— start of SOURCE MATERIAL —
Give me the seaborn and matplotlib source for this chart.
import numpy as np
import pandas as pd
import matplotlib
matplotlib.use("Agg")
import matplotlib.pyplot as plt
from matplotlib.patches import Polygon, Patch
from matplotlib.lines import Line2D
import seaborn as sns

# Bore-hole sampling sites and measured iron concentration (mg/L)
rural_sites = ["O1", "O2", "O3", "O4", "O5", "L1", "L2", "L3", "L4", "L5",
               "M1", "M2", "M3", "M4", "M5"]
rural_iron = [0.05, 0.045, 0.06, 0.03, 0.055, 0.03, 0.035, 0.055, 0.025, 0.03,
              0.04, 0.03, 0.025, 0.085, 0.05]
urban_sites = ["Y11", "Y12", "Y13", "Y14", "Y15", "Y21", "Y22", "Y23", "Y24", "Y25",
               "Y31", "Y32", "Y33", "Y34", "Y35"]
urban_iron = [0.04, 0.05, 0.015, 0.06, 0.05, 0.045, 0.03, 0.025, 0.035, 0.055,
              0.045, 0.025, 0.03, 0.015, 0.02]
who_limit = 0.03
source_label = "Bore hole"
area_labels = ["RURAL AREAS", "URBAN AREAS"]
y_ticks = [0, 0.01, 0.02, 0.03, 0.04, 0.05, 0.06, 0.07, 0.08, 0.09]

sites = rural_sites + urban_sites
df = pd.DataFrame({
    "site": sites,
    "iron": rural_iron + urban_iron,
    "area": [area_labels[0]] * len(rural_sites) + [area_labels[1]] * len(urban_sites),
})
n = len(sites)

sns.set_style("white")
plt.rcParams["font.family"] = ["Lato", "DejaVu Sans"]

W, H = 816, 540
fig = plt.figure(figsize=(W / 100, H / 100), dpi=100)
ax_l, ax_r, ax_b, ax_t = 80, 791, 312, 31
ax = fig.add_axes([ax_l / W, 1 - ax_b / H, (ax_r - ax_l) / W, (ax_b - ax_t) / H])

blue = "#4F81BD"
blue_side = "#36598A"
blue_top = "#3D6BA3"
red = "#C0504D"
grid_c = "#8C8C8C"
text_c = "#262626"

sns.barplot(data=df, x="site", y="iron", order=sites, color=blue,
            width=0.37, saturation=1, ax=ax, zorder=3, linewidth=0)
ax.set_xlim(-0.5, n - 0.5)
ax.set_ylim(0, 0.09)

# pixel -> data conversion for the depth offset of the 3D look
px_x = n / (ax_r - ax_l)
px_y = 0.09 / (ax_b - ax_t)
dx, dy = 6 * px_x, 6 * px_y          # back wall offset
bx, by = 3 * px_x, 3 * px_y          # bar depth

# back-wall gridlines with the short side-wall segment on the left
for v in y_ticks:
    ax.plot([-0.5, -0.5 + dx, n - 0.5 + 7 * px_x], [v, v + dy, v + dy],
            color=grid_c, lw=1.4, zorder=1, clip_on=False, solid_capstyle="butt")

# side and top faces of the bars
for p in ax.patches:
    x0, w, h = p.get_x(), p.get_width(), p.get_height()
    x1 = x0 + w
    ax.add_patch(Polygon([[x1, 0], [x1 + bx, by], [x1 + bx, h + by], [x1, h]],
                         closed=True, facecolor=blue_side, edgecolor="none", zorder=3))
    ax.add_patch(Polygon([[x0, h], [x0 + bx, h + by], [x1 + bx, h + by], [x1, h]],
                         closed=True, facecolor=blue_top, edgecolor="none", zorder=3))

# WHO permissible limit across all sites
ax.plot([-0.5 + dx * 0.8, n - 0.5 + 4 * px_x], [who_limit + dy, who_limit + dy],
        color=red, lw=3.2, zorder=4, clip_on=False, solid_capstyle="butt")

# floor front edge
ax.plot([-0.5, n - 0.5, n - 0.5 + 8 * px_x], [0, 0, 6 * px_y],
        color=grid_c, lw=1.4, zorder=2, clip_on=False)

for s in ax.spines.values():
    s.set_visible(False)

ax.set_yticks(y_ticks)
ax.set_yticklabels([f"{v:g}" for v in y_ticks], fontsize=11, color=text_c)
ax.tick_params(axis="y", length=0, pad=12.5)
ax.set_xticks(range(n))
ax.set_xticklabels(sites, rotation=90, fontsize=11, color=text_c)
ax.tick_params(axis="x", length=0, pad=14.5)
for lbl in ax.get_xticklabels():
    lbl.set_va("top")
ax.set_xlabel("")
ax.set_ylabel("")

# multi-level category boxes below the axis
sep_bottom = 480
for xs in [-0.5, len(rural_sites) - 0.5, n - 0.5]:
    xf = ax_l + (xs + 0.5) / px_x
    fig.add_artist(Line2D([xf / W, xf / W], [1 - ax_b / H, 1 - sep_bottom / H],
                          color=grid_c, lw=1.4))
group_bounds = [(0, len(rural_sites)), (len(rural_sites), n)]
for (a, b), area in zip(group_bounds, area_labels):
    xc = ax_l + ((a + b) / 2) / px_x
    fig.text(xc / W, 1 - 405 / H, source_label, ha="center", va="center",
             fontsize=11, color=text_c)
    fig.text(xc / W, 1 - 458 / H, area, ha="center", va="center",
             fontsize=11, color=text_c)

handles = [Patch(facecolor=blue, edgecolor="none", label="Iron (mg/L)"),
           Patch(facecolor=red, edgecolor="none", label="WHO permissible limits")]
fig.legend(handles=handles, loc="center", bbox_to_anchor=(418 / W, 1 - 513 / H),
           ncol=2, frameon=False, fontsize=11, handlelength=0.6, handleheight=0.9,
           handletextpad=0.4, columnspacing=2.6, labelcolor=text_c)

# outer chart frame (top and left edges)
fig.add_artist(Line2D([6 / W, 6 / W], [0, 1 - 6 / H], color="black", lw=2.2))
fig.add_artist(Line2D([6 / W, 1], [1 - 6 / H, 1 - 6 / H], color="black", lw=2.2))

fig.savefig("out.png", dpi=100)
— end of SOURCE MATERIAL —
> PROBLEM STATEMENT: Copy out the material word for word and line for line.

> SOLVED EXERCISE:
Give me the seaborn and matplotlib source for this chart.
import numpy as np
import pandas as pd
import matplotlib
matplotlib.use("Agg")
import matplotlib.pyplot as plt
from matplotlib.patches import Polygon, Patch
from matplotlib.lines import Line2D
import seaborn as sns

# Bore-hole sampling sites and measured iron concentration (mg/L)
rural_sites = ["O1", "O2", "O3", "O4", "O5", "L1", "L2", "L3", "L4", "L5",
               "M1", "M2", "M3", "M4", "M5"]
rural_iron = [0.05, 0.045, 0.06, 0.03, 0.055, 0.03, 0.035, 0.055, 0.025, 0.03,
              0.04, 0.03, 0.025, 0.085, 0.05]
urban_sites = ["Y11", "Y12", "Y13", "Y14", "Y15", "Y21", "Y22", "Y23", "Y24", "Y25",
               "Y31", "Y32", "Y33", "Y34", "Y35"]
urban_iron = [0.04, 0.05, 0.015, 0.06, 0.05, 0.045, 0.03, 0.025, 0.035, 0.055,
              0.045, 0.025, 0.03, 0.015, 0.02]
who_limit = 0.03
source_label = "Bore hole"
area_labels = ["RURAL AREAS", "URBAN AREAS"]
y_ticks = [0, 0.01, 0.02, 0.03, 0.04, 0.05, 0.06, 0.07, 0.08, 0.09]

sites = rural_sites + urban_sites
df = pd.DataFrame({
    "site": sites,
    "iron": rural_iron + urban_iron,
    "area": [area_labels[0]] * len(rural_sites) + [area_labels[1]] * len(urban_sites),
})
n = len(sites)

sns.set_style("white")
plt.rcParams["font.family"] = ["Lato", "DejaVu Sans"]

W, H = 816, 540
fig = plt.figure(figsize=(W / 100, H / 100), dpi=100)
ax_l, ax_r, ax_b, ax_t = 80, 791, 312, 31
ax = fig.add_axes([ax_l / W, 1 - ax_b / H, (ax_r - ax_l) / W, (ax_b - ax_t) / H])

blue = "#4F81BD"
blue_side = "#36598A"
blue_top = "#3D6BA3"
red = "#C0504D"
grid_c = "#8C8C8C"
text_c = "#262626"

sns.barplot(data=df, x="site", y="iron", order=sites, color=blue,
            width=0.37, saturation=1, ax=ax, zorder=3, linewidth=0)
ax.set_xlim(-0.5, n - 0.5)
ax.set_ylim(0, 0.09)

# pixel -> data conversion for the depth offset of the 3D look
px_x = n / (ax_r - ax_l)
px_y = 0.09 / (ax_b - ax_t)
dx, dy = 6 * px_x, 6 * px_y          # back wall offset
bx, by = 3 * px_x, 3 * px_y          # bar depth

# back-wall gridlines with the short side-wall segment on the left
for v in y_ticks:
    ax.plot([-0.5, -0.5 + dx, n - 0.5 + 7 * px_x], [v, v + dy, v + dy],
            color=grid_c, lw=1.4, zorder=1, clip_on=False, solid_capstyle="butt")

# side and top faces of the bars
for p in ax.patches:
    x0, w, h = p.get_x(), p.get_width(), p.get_height()
    x1 = x0 + w
    ax.add_patch(Polygon([[x1, 0], [x1 + bx, by], [x1 + bx, h + by], [x1, h]],
                         closed=True, facecolor=blue_side, edgecolor="none", zorder=3))
    ax.add_patch(Polygon([[x0, h], [x0 + bx, h + by], [x1 + bx, h + by], [x1, h]],
                         closed=True, facecolor=blue_top, edgecolor="none", zorder=3))

# WHO permissible limit across all sites
ax.plot([-0.5 + dx * 0.8, n - 0.5 + 4 * px_x], [who_limit + dy, who_limit + dy],
        color=red, lw=3.2, zorder=4, clip_on=False, solid_capstyle="butt")

# floor front edge
ax.plot([-0.5, n - 0.5, n - 0.5 + 8 * px_x], [0, 0, 6 * px_y],
        color=grid_c, lw=1.4, zorder=2, clip_on=False)

for s in ax.spines.values():
    s.set_visible(False)

ax.set_yticks(y_ticks)
ax.set_yticklabels([f"{v:g}" for v in y_ticks], fontsize=11, color=text_c)
ax.tick_params(axis="y", length=0, pad=12.5)
ax.set_xticks(range(n))
ax.set_xticklabels(sites, rotation=90, fontsize=11, color=text_c)
ax.tick_params(axis="x", length=0, pad=14.5)
for lbl in ax.get_xticklabels():
    lbl.set_va("top")
ax.set_xlabel("")
ax.set_ylabel("")

# multi-level category boxes below the axis
sep_bottom = 480
for xs in [-0.5, len(rural_sites) - 0.5, n - 0.5]:
    xf = ax_l + (xs + 0.5) / px_x
    fig.add_artist(Line2D([xf / W, xf / W], [1 - ax_b / H, 1 - sep_bottom / H],
                          color=grid_c, lw=1.4))
group_bounds = [(0, len(rural_sites)), (len(rural_sites), n)]
for (a, b), area in zip(group_bounds, area_labels):
    xc = ax_l + ((a + b) / 2) / px_x
    fig.text(xc / W, 1 - 405 / H, source_label, ha="center", va="center",
             fontsize=11, color=text_c)
    fig.text(xc / W, 1 - 458 / H, area, ha="center", va="center",
             fontsize=11, color=text_c)

handles = [Patch(facecolor=blue, edgecolor="none", label="Iron (mg/L)"),
           Patch(facecolor=red, edgecolor="none", label="WHO permissible limits")]
fig.legend(handles=handles, loc="center", bbox_to_anchor=(418 / W, 1 - 513 / H),
           ncol=2, frameon=False, fontsize=11, handlelength=0.6, handleheight=0.9,
           handletextpad=0.4, columnspacing=2.6, labelcolor=text_c)

# outer chart frame (top and left edges)
fig.add_artist(Line2D([6 / W, 6 / W], [0, 1 - 6 / H], color="black", lw=2.2))
fig.add_artist(Line2D([6 / W, 1], [1 - 6 / H, 1 - 6 / H], color="black", lw=2.2))

fig.savefig("out.png", dpi=100)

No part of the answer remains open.